A member of Germany’s foreign intelligence agency has been detained for possibly spying for the US. The 31-year-old is suspected of giving a US spy agency information about a parliamentary inquiry of NSA activities.
German media said on Friday that an employee of the country's foreign intelligence agency (BND) was being held in police custody under the suspicion of espionage. The information was reported by public broadcasters NDR, WDR and the news daily Süddeutsche Zeitung.
According to initial reports, authorities apprehended a 31-year-old member of the BND on Wednesday.
Germany's Federal Prosecutor confirmed the following day that he had been arrested on the "strong suspicion" of spying activities.
During questioning, the suspect reportedly told investigators that he had gathered information on an investigative committee from Germany's lower house of parliament, the Bundestag. The panel is conducting an inquiry into NSA surveillance on German officials and citizens.
A spokesperson for the Federal Prosecutor's office declined to provide further details about the case, according to news agency AFP.

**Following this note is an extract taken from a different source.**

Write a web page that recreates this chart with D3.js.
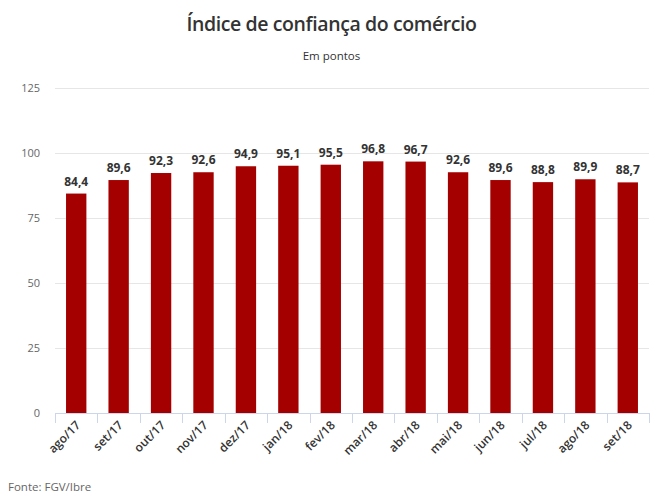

German-US relations have been on the rocks since revelations of mass surveillance not only on German citizens, but also on Chancellor Angela Merkel and other politicians made headlines last year.
'Not something we take lightly'
Chancellor Merkel's spokesperson, Steffen Seibert, confirmed on Friday that both she and the investigative committee had been briefed on the situation.
The chancellery would wait until police had concluded their investigation before taking action in the case, which Seibert described as "very serious."
Espionage is "not something we take lightly," Seibert told reporters in Berlin.
It was not immediately clear whether the German chancellor had discussed the incident with US President Barack Obama on Thursday night during a telephone call about the crisis in Ukraine.
Ex-NSA staffers testify
On Thursday, the first American insiders provided testimony before the Bundestag's newly formed NSA inquiry committee.
William Binney, the former NSA technical head, accused the NSA of having a "totalitarian mentality" and wanting "total information control" over citizens in breach of the US constitution. It was an approach that until now the public had only seen among dictators, he added.
The second former NSA staffer, Thomas Drake, also alleged the NSA was exercising the ultimate form of control. According to Drake, almost all data transited Germany was accessed by the NSA and Germany's foreign intelligence agency, the BND.
Among the questions the Bundestag committee wants answered is whether German intelligence services had worked with the NSA.